With a compilation that comes with a theme or an inspiration there are bound to be cross over of source inspiration eg: field recordings of rain, that said while there are similarities, the artists are able to put their own touches to give a little variation to each piece. The two final tracks probably act as the weaker and stronger pieces on the album. If you like thematic albums this may be for you.
Paolo Mascolini records as sōzuproject. He has released a handful of albums and ep’s. This release on cassette (edition of 59 copies) and digital is his latest. This is the first time he has come across my radar.
The label states that this was “Recorded between December 2016 and February 2017, Breath Slowly describes the composer’s experience while cycling off-road in the mysterious Italian Dolomites in 2016. Divided into two acts, the album depicts an imaginary journey of self-discovery inspired by these desolate and overwhelming mountain landscapes.”
“Ascent” starts off with eerie rumbling, echoing recordings of some sort before layered and occasionally fractured drones arc across the soundscape. Staccato strings cut across before a deep Bassoon like bass drone enters and vibrates out. The music starts to fill out with the strings and the bass thump being joined by noisier sections. The music oscillates with looped electronics joining the fray. As the track continues on the intensity is lifted. If the intention is to convey the intensity of ascending mountains on bicycle and also the desolation of the area, then it is succeeded with the slow build up which dissipates to a more electronica like ending.
“Descent” the drones that start this track have a slightly croaky sound to them as if they are made of field recordings of frogs. A buzzing drone enters the picture and loops with a low-level electronic section barely audible underneath. The electronics start to build up in the mix and their fast paced nature is at odds with the slow intense drones, before they start to challenge the drones which are getting noisier and distorted. There is a subtle wall of noise/ orchestral nature to the drones in the way they sound. The end of the track is like reprise of the beginning with some of the elements featuring again with the electronics still fighting for position.

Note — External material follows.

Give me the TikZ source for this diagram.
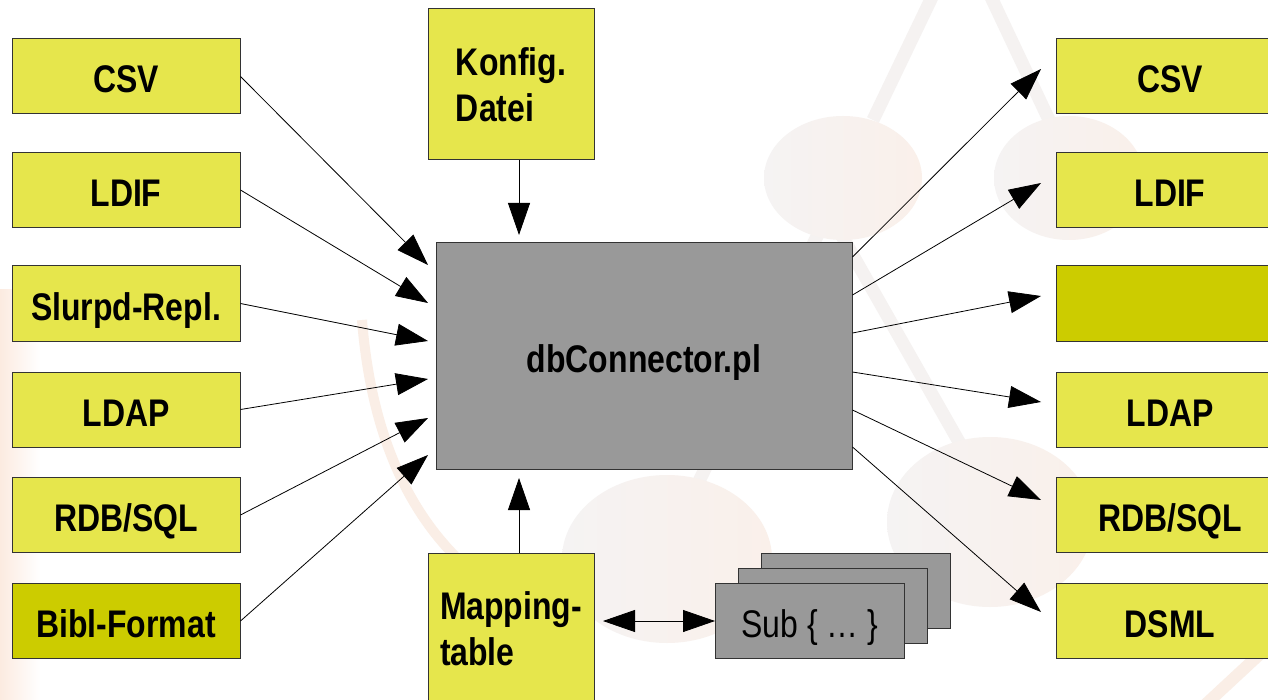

I have to admit having an expectation to how the tracks would sound in relation to the theme which was completely opposite to the end result. I expected “Ascent” to be intense , which it was, in relation to climbing a mountain by bicycle and ‘Descent” being a more laidback enjoying the scenery feel, which it wasn’t. If you like long form noisy layered drone, then this release might be your cup of tea.